Dalam perjalanan itu ada yang unik. Di bawah derasnya hujan, kami bertiga terpaksa mengambil daun pisang dengan cara menggigit batang pisang hingga putus, lalu mengambil daunnya untuk dipergunakan sebagai pengganti payung agar tidak basah.
Kondisi sangat ekstrem dan jalan begitu licin. Tetapi tak membuat kami patah semangat. Beberapa jam kemudian, hujan pun reda. Tak menunggu lama, saya, Rustam dan Imran langsung beristirahat. Dengan suasana yang dingin, terlihat tugu beton bertulis HMI periode 2016-2017 di bawah kepemimpinan Ketua HMI Cabang Tidore, Samaun S. Toduho.
Setelah melewati jalan panjang. Saya, Rustam, dan Imran tiba di kampung Talaga sekitar pukul 16.15 WIT.
Kami pun menghampiri seorang ibu di kampung.
“Sebentar boleh nginap di rumah ibu?” tanya saya.
“Kalau begitu masuk saja,” jawabnya mempersilakan.
Rumah yang kami singgahi adalah milik pak Mus. Ia tinggal bersama istri dan dua orang anaknya. Rumah tersebut memiliki dua kamar. Satu kamar dipakai keluaraga Pak Mus beserta anak istri, sedangkan satu kamar lagi buat kami bertiga. Lampu listrik sudah masuk sampai di kampung.

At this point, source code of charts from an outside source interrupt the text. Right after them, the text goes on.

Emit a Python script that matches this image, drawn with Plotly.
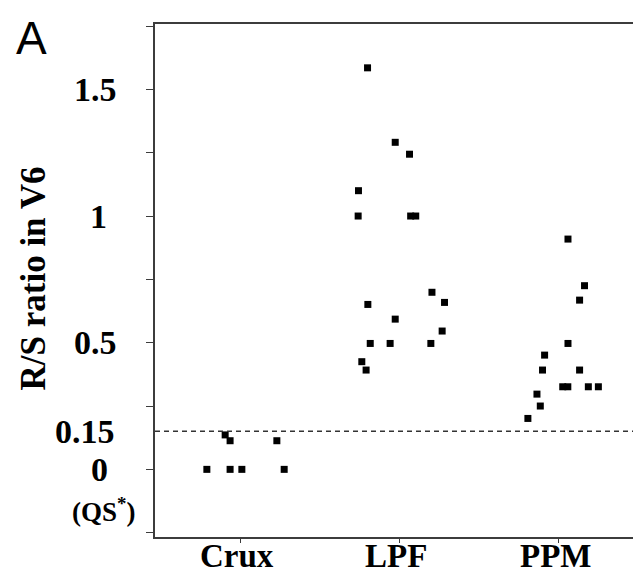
import plotly.graph_objects as go

# groups on the x axis
groups = ["Crux", "LPF", "PPM"]

# R/S ratio values, one list per group
crux_vals = [0, 0, 0, 0, 0.136, 0.113, 0.113]
lpf_vals = [1.585, 1.291, 1.100, 1.000, 1.244, 1.000, 1.000, 0.651, 0.593,
            0.497, 0.497, 0.425, 0.392, 0.699, 0.659, 0.546, 0.497]
ppm_vals = [0.909, 0.725, 0.668, 0.497, 0.451, 0.392, 0.392, 0.326, 0.326,
            0.326, 0.326, 0.297, 0.250, 0.201]

# horizontal jitter of each dot inside its group (category units)
crux_jit = [-0.209, -0.063, 0.011, 0.277, -0.094, -0.063, 0.231]
lpf_jit = [-0.199, -0.025, -0.256, -0.258, 0.065, 0.072, 0.104, -0.197, -0.025,
           -0.182, -0.057, -0.235, -0.208, 0.206, 0.285, 0.270, 0.199]
ppm_jit = [0.061, 0.165, 0.134, 0.061, -0.086, -0.099, 0.134, 0.028, 0.060,
           0.189, 0.252, -0.134, -0.113, -0.191]

# y axis ticks and labels
y_ticks = [-0.25, 0, 0.25, 0.5, 0.75, 1, 1.25, 1.5, 1.75]
y_label_vals = [1.5, 1, 0.5, 0.15, 0]
y_label_text = ["1.5", "1", "0.5", "0.15", "0"]
cutoff = 0.15

serif = "Liberation Serif"
axis_col = "#3c3c3c"
PAD = 8  # default body margin of the html page

fig = go.Figure()

for i, (vals, jit) in enumerate([(crux_vals, crux_jit), (lpf_vals, lpf_jit), (ppm_vals, ppm_jit)]):
    fig.add_trace(go.Scatter(
        x=[i + j for j in jit],
        y=vals,
        mode="markers",
        marker=dict(symbol="square", size=7, color="black"),
        showlegend=False,
        name=groups[i],
    ))

# dashed cut-off line
fig.add_shape(type="line", xref="paper", x0=0, x1=1, yref="y", y0=cutoff, y1=cutoff,
              line=dict(color="#333333", width=1.5, dash="5px,4px"))

bold = dict(family=serif, color="black", weight="bold")

# y tick labels drawn as annotations (they are centred in the original)
label_centres = {"1.5": 95, "1": 98, "0.5": 95, "0.15": 85, "0": 99}
annots = []
for v, t in zip(y_label_vals, y_label_text):
    annots.append(dict(xref="paper", x=0, xshift=label_centres[t] - 155, xanchor="center",
                       yref="y", y=v, yanchor="middle", text=t, showarrow=False,
                       font=dict(bold, size=34)))
annots.append(dict(xref="paper", x=0, xshift=103 - 155, xanchor="center",
                   yref="y", y=-0.16, yanchor="middle", text="(QS<sup>*</sup>)", showarrow=False,
                   font=dict(bold, size=27)))
# category labels, a little closer to the axis than plotly puts them
for i, g in enumerate(groups):
    annots.append(dict(xref="x", x=i, xshift=-3, xanchor="center",
                       yref="paper", y=0, yshift=-19, yanchor="middle",
                       text=g, showarrow=False, font=dict(bold, size=33)))
# y axis title
annots.append(dict(xref="paper", x=0, xshift=33 - 155, xanchor="center",
                   yref="paper", y=0.5, yshift=2, yanchor="middle", textangle=-90,
                   text="R/S ratio in V6", showarrow=False, font=dict(bold, size=35)))
# panel letter
annots.append(dict(xref="paper", x=0, xshift=31 - 155, xanchor="center",
                   yref="paper", y=1, yshift=-14, yanchor="middle",
                   text="A", showarrow=False,
                   font=dict(family="Liberation Sans", size=46, color="black")))

fig.update_layout(
    width=641 - PAD, height=577 - PAD,
    margin=dict(l=155 - PAD, r=0, t=24 - PAD, b=40),
    paper_bgcolor="white", plot_bgcolor="white",
    annotations=annots,
    xaxis=dict(
        range=[-0.535, 2.52], tickvals=[0, 1, 2], showticklabels=False,
        showgrid=False, zeroline=False, showline=True, mirror=True,
        linecolor=axis_col, linewidth=2, ticks="outside", ticklen=4, tickcolor=axis_col,
    ),
    yaxis=dict(
        range=[-0.267, 1.758], tickvals=y_ticks, showticklabels=False,
        showgrid=False, zeroline=False, showline=True, mirror=False,
        linecolor=axis_col, linewidth=2, ticks="outside", ticklen=7, tickcolor=axis_col,
    ),
)

fig.write_html("out.html")
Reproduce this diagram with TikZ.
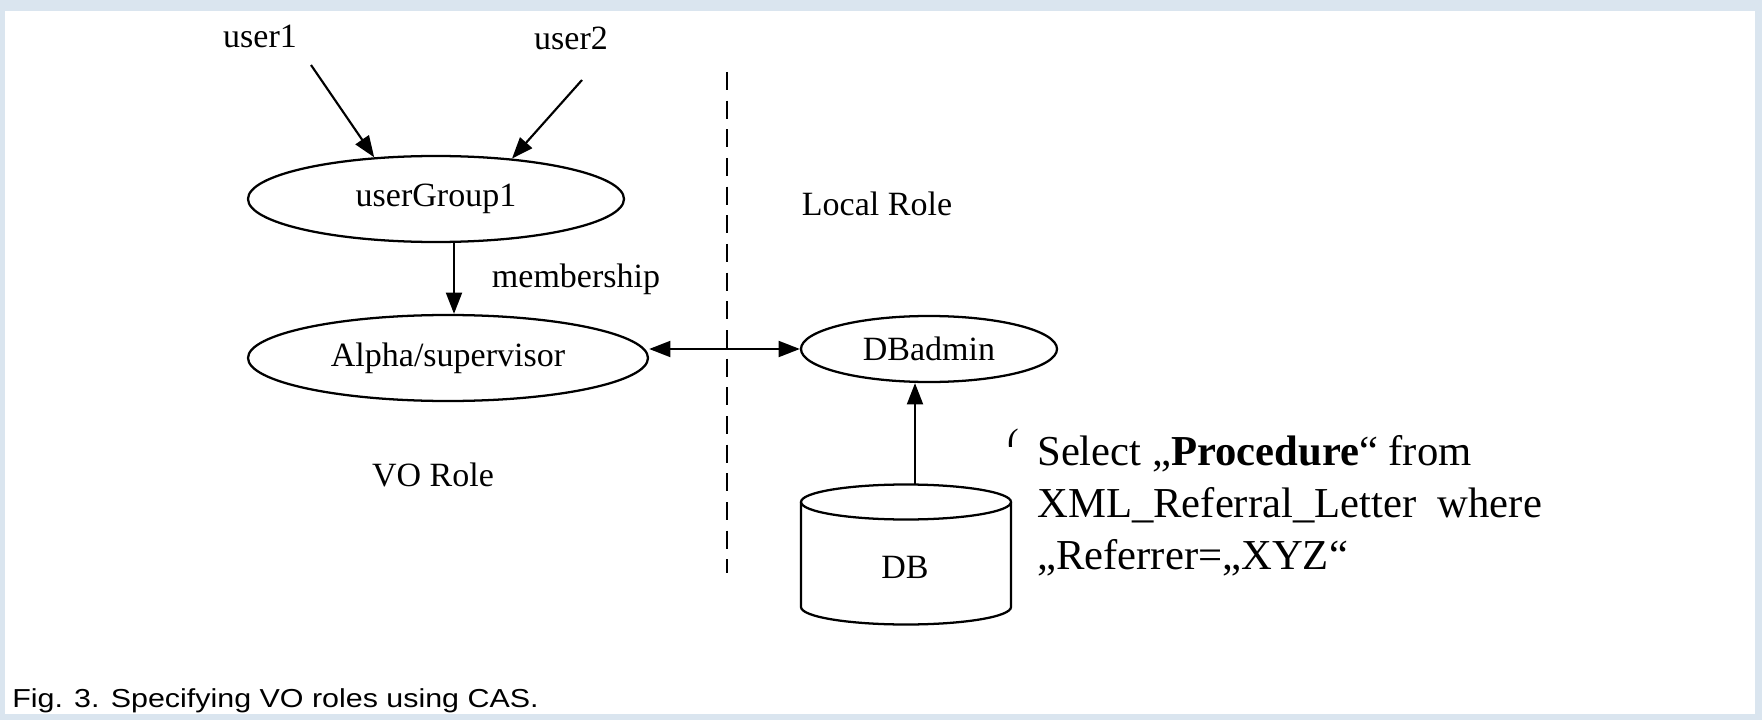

Anak pertama Pak Mus duduk di bangku kelas 2 SD Talaga. Si bungsu belum bersekolah.
Malam begitu dingin di kampung yang terletak di lereng gunung itu. Kami bertiga menemani Pak Mus dengan cerita lepas, berteman kopi panas, dan kabut di kesunyian malam.
Aroma pala dan cengkih menguar.
Menurut Pak Mus, tak ada yang tahu pasti latar belakang kampung Talaga. Kampung unik ini begitu terisolir. Jarak dari kampung induk di Kelurahan Rum Balibunga setidaknya 2 jam berjalan kaki.
Kampung Talaga didiami 30 Kepala Keluarga (KK).
“Kampung ini dapa liat orang sedikit, dikarenakan warga di kampung Talaga sudah banyak bermigrasi keluar,” ceritanya.
Hampir sebagian besar kehidupan kampung Talaga berprofesi sebagai petani. Dan sisanya sebagai tukang bangunan yang bekerja di luar kampung.
Ia menyatakan, kebanyakan pemuda-pemudi di kampung Talaga suka olahraga, baik voli maupun bola kaki. Bahkan dengan bakat bermain voli, salah satu pemudi di kampung Talaga mewakili Provinsi Maluku Utara ke Australia.
“Saya sudah lupa tahun berapa. Kalau dulu, ada seorang pemuda bernama Ade M. Nur dari kampung Talaga. Karena sudah menikah, ia keluar dari kampung Talaga turun ke Rum. Saat ini dia berada di Jakarta*,” singkat pak Mus.